The U.S. dollar has fallen about 7 percent against a basket of currencies since April 21. A weak dollar tends to drive up the price of commodities because they are typically priced in dollars for international trade.
There are also signs that speculative investors are pouring money back into a wide range of commodities, which may reflect concerns about inflation after governments and central banks around the world dumped trillions of dollars into the economy to try to stem the recession.
With all that liquidity sloshing around when the dollar is weakening, Barbieri and some other economists are worried that oil will run up far faster than economic fundamentals might otherwise warrant.
“We think there is potentially a danger phase during which oil prices could post excessive rises, threatening a fragile recovery in the advanced economies,” Barbieri wrote in a note to clients this week.

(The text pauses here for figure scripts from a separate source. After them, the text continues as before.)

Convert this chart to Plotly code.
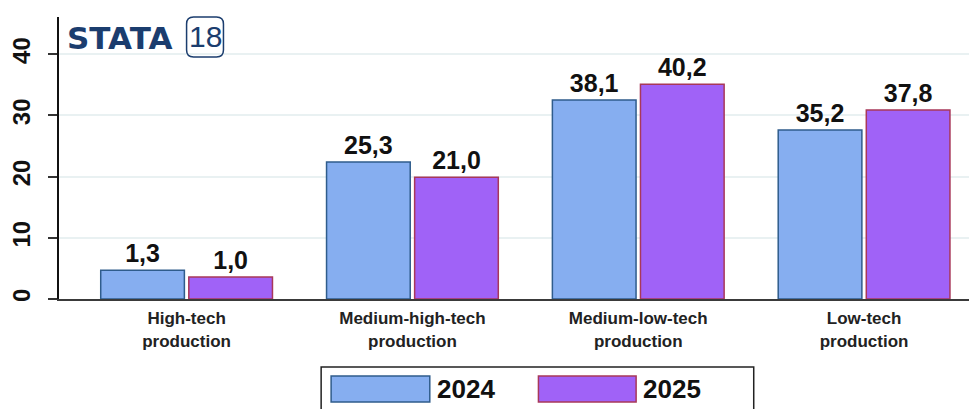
import re
import plotly.graph_objects as go

categories = ["High-tech<br>production", "Medium-high-tech<br>production",
              "Medium-low-tech<br>production", "Low-tech<br>production"]
series_names = ["2024", "2025"]
values_2024 = [4.7, 22.4, 32.5, 27.6]
values_2025 = [3.6, 19.9, 35.1, 30.9]
labels_2024 = ["1,3", "25,3", "38,1", "35,2"]
labels_2025 = ["1,0", "21,0", "40,2", "37,8"]
y_ticks = [0, 10, 20, 30, 40]

fill_colors = ["#86aef0", "#a062f7"]
line_colors = ["#2f5c8c", "#a8385a"]

# page body has an 8px margin; lay the figure out in reference-pixel terms
OFF = 8
W, H = 977 - OFF, 409 - OFF
L, R, T = 56 - OFF, 0, 17 - OFF
PLOT_BOTTOM = 299 - OFF
B = H - PLOT_BOTTOM
PW, PH = W - L - R, H - T - B


def px(x):
    return (x - OFF - L) / PW


def py(y):
    return (PLOT_BOTTOM - (y - OFF)) / PH


FONT = "Liberation Sans, Arial, sans-serif"

fig = go.Figure()
for name, vals, labs, fc, lc in zip(series_names, [values_2024, values_2025],
                                     [labels_2024, labels_2025], fill_colors, line_colors):
    fig.add_trace(go.Bar(
        x=categories, y=vals, name=name, text=labs,
        textposition="outside", cliponaxis=False,
        textfont=dict(family=FONT, size=25, color="#111", weight="bold"),
        marker=dict(color=fc, line=dict(color=lc, width=1.5)),
        showlegend=False,
    ))

fig.update_layout(
    width=W, height=H,
    margin=dict(l=L, r=R, t=T, b=B, pad=0),
    paper_bgcolor="white", plot_bgcolor="white",
    barmode="group", bargap=0.22, bargroupgap=0.05,
    xaxis=dict(
        type="category", range=[-0.565, 3.5],
        showline=True, linecolor="#3a3a3a", linewidth=2,
        ticks="", showgrid=False,
        tickfont=dict(family=FONT, size=17, color="#222", weight="bold"),
        ticklabelstandoff=3,
    ),
    yaxis=dict(
        range=[0, PH / 6.12], tickvals=y_ticks,
        showline=True, linecolor="#111", linewidth=1.5,
        ticks="outside", ticklen=9, tickwidth=1.5, tickcolor="#333",
        tickangle=-90,
        tickfont=dict(family=FONT, size=24, color="#111", weight="bold"),
        showgrid=True, gridcolor="#e9f1f2", gridwidth=1.5,
        zeroline=False, ticklabelstandoff=9,
    ),
)

shapes = []
annotations = []

# legend box
shapes.append(dict(type="rect", xref="paper", yref="paper",
                   x0=px(319), x1=px(753), y0=py(367), y1=py(430),
                   line=dict(color="#222", width=1.5), fillcolor="white", layer="above"))
leg_swatch_x = [(329, 428), (537, 635)]
leg_text_x = [433, 640]
for (x0, x1), tx, name, fc, lc in zip(leg_swatch_x, leg_text_x, series_names, fill_colors, line_colors):
    shapes.append(dict(type="rect", xref="paper", yref="paper",
                       x0=px(x0), x1=px(x1), y0=py(376), y1=py(402),
                       line=dict(color=lc, width=1.5), fillcolor=fc, layer="above"))
    annotations.append(dict(xref="paper", yref="paper", x=px(tx), y=py(389),
                            xanchor="left", yanchor="middle", showarrow=False,
                            text=name, font=dict(family=FONT, size=26, color="#111", weight="bold")))

# Stata logo
annotations.append(dict(xref="paper", yref="paper", x=px(62), y=py(38),
                        xanchor="left", yanchor="middle", showarrow=False,
                        text="STATA", font=dict(family="DejaVu Sans, sans-serif", size=31,
                                                color="#1b3d6e", weight="bold")))
x0, x1, y0, y1, r = 184, 221, 17, 57, 7
path = (f"M {x0 + r},{y0} L {x1 - r},{y0} Q {x1},{y0} {x1},{y0 + r} L {x1},{y1 - r} "
        f"Q {x1},{y1} {x1 - r},{y1} L {x0 + r},{y1} Q {x0},{y1} {x0},{y1 - r} "
        f"L {x0},{y0 + r} Q {x0},{y0} {x0 + r},{y0} Z")


def conv(m):
    a, b = float(m.group(1)), float(m.group(2))
    return f"{px(a):.5f},{py(b):.5f}"


path_paper = re.sub(r"([\d.]+),([\d.]+)", conv, path)
shapes.append(dict(type="path", xref="paper", yref="paper", path=path_paper,
                   line=dict(color="#1b3d6e", width=1.5), layer="above"))
annotations.append(dict(xref="paper", yref="paper", x=px(202.5), y=py(37),
                        xanchor="center", yanchor="middle", showarrow=False,
                        text="18", font=dict(family="Liberation Sans Narrow, Liberation Sans, sans-serif",
                                             size=30, color="#1b3d6e")))

fig.update_layout(shapes=shapes, annotations=annotations)
fig.write_html("out.html")
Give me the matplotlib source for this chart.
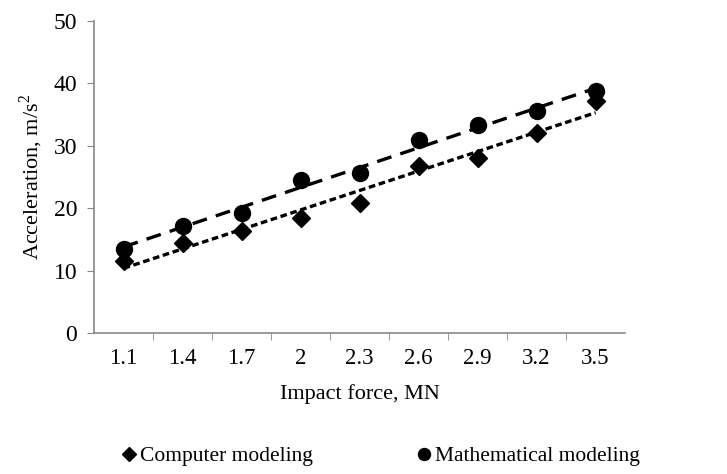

He said the Federal Reserve would probably have to tolerate higher oil-fueled inflation because it would have no room to raise interest rates while the economy remains weak.
To be sure, a moderate dose of inflation could be a good thing. With the government and households staggering under huge debt piles, inflation would make repayment less painful.
But oil-fed inflation would be the worst of both worlds because it would make goods costlier for consumers and businesses without doing much of anything to increase asset values or ease the debt burden, UCSD’s Hamilton said.
“Inflation that comes in an uneven form, with commodity prices zooming up and wages coming down, is not something that would stimulate the economy,” he said.